Levi reviewed The War of Art by Steven Pressfield
None
5 stars
This was the most actually motivating motivational book I have ever read. It really lit a fire under me. And that is quite remarkable; normally anything remotely motivational makes me vomit. But this book, this book.
The author names and defines Resistance. The thing that holds you back from writing. The thing that is endlessly creative, endlessly stubborn, that wants nothing more than for you to not write. Or not to whatever the great important thing is that you are meant to do.
In fact, while this book is superficially about writing, this book really has nothing to do with writing, and everything to do with the fact that anything worth doing is hard. If you don’t have resistance, then that means what you’re doing doesn’t matter. Only things that really matter have resistance. For you it could be painting, founding a non-profit, raising whole and healthy children, overcoming an addiction, engineering an invention, any number of things, but one thing is certain: it will be hard.
This book is written in many chapters and each chapter is one single page. The chapters are topics or vignettes or examples, each bite-sized but powerful. It’s perfect to read one chapter a day and get yourself motivated to go write! Put your butt in the seat and do it!

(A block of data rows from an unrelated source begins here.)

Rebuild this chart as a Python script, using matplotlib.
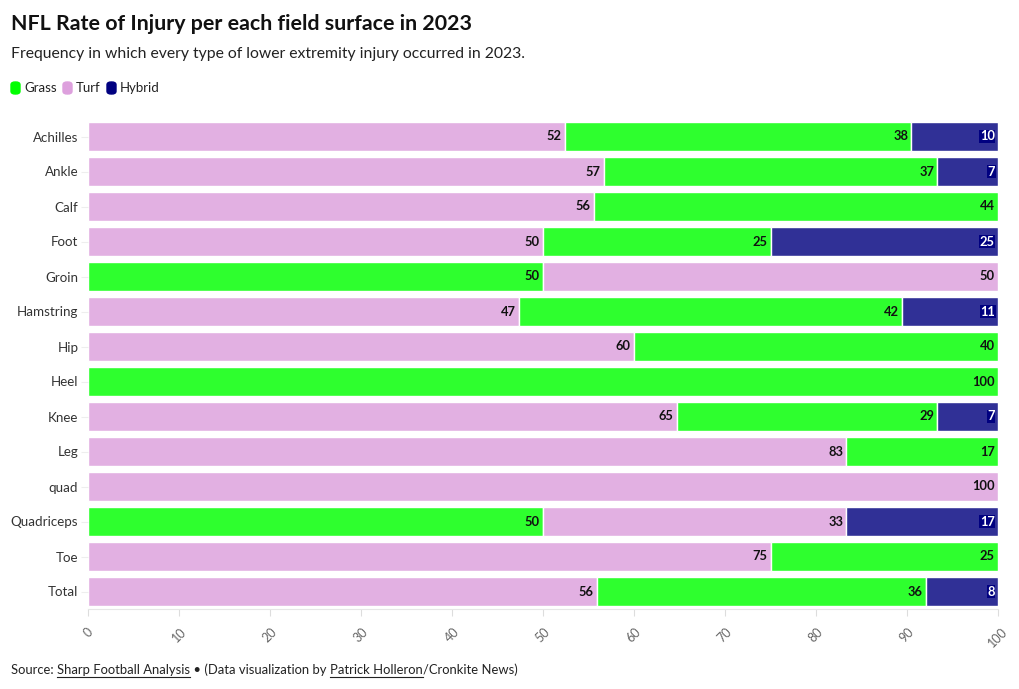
import matplotlib
matplotlib.use("Agg")
import matplotlib.pyplot as plt
import matplotlib.patheffects as pe

plt.rcParams["font.family"] = ["Lato", "DejaVu Sans"]

# data (percent of injuries per surface)
categories = ["Achilles", "Ankle", "Calf", "Foot", "Groin", "Hamstring", "Hip",
              "Heel", "Knee", "Leg", "quad", "Quadriceps", "Toe", "Total"]
grass = [38.10, 36.67, 44.44, 25, 50, 42.11, 40, 100, 28.6, 16.67, 0, 50, 25, 36.2]
turf = [52.38, 56.67, 55.56, 50, 50, 47.37, 60, 0, 64.7, 83.33, 100, 33.33, 75, 55.9]
hybrid = [9.52, 6.67, 0, 25, 0, 10.53, 0, 0, 6.7, 0, 0, 16.67, 0, 7.9]
# order the segments appear in each row (T = turf, G = grass, H = hybrid)
seg_order = ["TGH", "TGH", "TGH", "TGH", "GTH", "TGH", "TGH",
             "GTH", "TGH", "TGH", "TGH", "GTH", "TGH", "TGH"]

colors = {"G": "#2eff2e", "T": "#e2b0e2", "H": "#303096"}
legend_colors = {"Grass": "#00ff00", "Turf": "#dda0dd", "Hybrid": "#000080"}

fig = plt.figure(figsize=(10.2, 6.89), dpi=100)
ax = fig.add_axes([88 / 1020, 1 - 609 / 689, 910 / 1020, 490 / 689])

for i, cat in enumerate(categories):
    vals = {"G": grass[i], "T": turf[i], "H": hybrid[i]}
    left = 0
    for s in seg_order[i]:
        v = vals[s]
        if v <= 0:
            continue
        ax.barh(i, v, left=left, height=0.83, color=colors[s],
                edgecolor="white", linewidth=1)
        end = left + v
        if s == "H":
            ax.text(end - 0.35, i, "%d" % round(v), ha="right", va="center",
                    fontsize=9.3, fontweight="bold", color="white",
                    bbox=dict(boxstyle="square,pad=0.05", fc="#000080", ec="none"))
        else:
            ax.text(end - 0.35, i, "%d" % round(v), ha="right", va="center",
                    fontsize=9.3, fontweight="bold", color="#111111")
        left = end

ax.set_xlim(0, 100)
ax.set_ylim(13.5, -0.5)
ax.set_yticks(range(len(categories)))
ax.set_yticklabels(categories, fontsize=9.6, color="#333333")
ax.set_xticks(range(0, 101, 10))
ax.set_xticklabels([str(t) for t in range(0, 101, 10)], rotation=45,
                   fontsize=9, color="#666666", ha="center", va="top")
ax.tick_params(axis="y", length=5, color="#eeeeee", pad=2)
ax.tick_params(axis="x", length=5, color="#dddddd", pad=7)
for sp in ["top", "right", "left"]:
    ax.spines[sp].set_visible(False)
ax.spines["bottom"].set_color("#e6e6e6")

# header
fig.text(11 / 1020, 1 - 24 / 689, "NFL Rate of Injury per each field surface in 2023",
         fontsize=15.4, fontweight="bold", color="#111111", va="center")
fig.text(11 / 1020, 1 - 54 / 689,
         "Frequency in which every type of lower extremity injury occurred in 2023.",
         fontsize=11.3, color="#222222", va="center")

# legend
lx = 11
for name, txt_w in [("Grass", 52), ("Turf", 44), ("Hybrid", 50)]:
    box = matplotlib.patches.FancyBboxPatch((lx / 1020, 1 - 94 / 689), 9 / 1020, 12 / 689,
                                           boxstyle="round,pad=0,rounding_size=0.004",
                                           transform=fig.transFigure,
                                           color=legend_colors[name])
    fig.patches.append(box)
    fig.text((lx + 13) / 1020, 1 - 88 / 689, name, fontsize=9.5, color="#222222", va="center")
    lx += txt_w

# footer with underlined links
fig.canvas.draw()
r = fig.canvas.get_renderer()
parts = [("Source: ", False), ("Sharp Football Analysis", True),
         (" \u2022 (Data visualization by ", False), ("Patrick Holleron", True),
         ("/Cronkite News)", False)]
x = 11
for txt, ul in parts:
    t = fig.text(x / 1020, 1 - 670 / 689, txt, fontsize=9.4, color="#222222", va="center")
    bb = t.get_window_extent(r)
    if ul:
        fig.add_artist(plt.Line2D([x / 1020, (x + bb.width) / 1020],
                                  [1 - 677 / 689, 1 - 677 / 689],
                                  transform=fig.transFigure, color="#222222", linewidth=0.8))
    x += bb.width

fig.savefig("out.png", dpi=100, facecolor="white")
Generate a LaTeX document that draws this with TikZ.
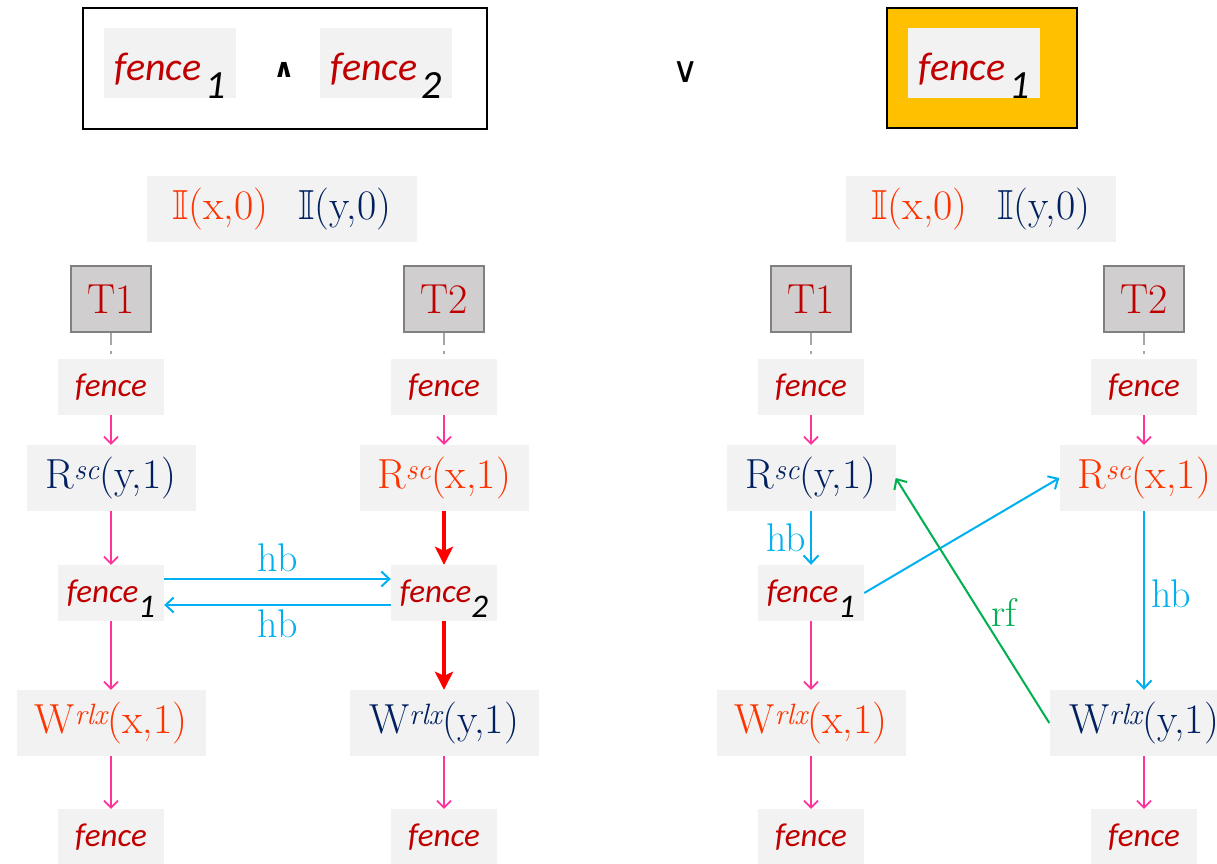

I feel like this book is actually, in my experience, the single most important book for a writer. You have to name the problem and visualize the enemy in order to get focused and intentional and overcome that enemy. Before reading this book and naming that enemy, I constantly floundered with procrastinating writing. After, everything changed. Not saying I don’t have my days, but…really. It was a huge mindset shift. I plan to re-read this book every year. I also bought an extra copy and gave it to an aspiring writer friend of mine who’s going through a hard time.
Don’t do it because it’s easy, my friend…do it because it’s hard.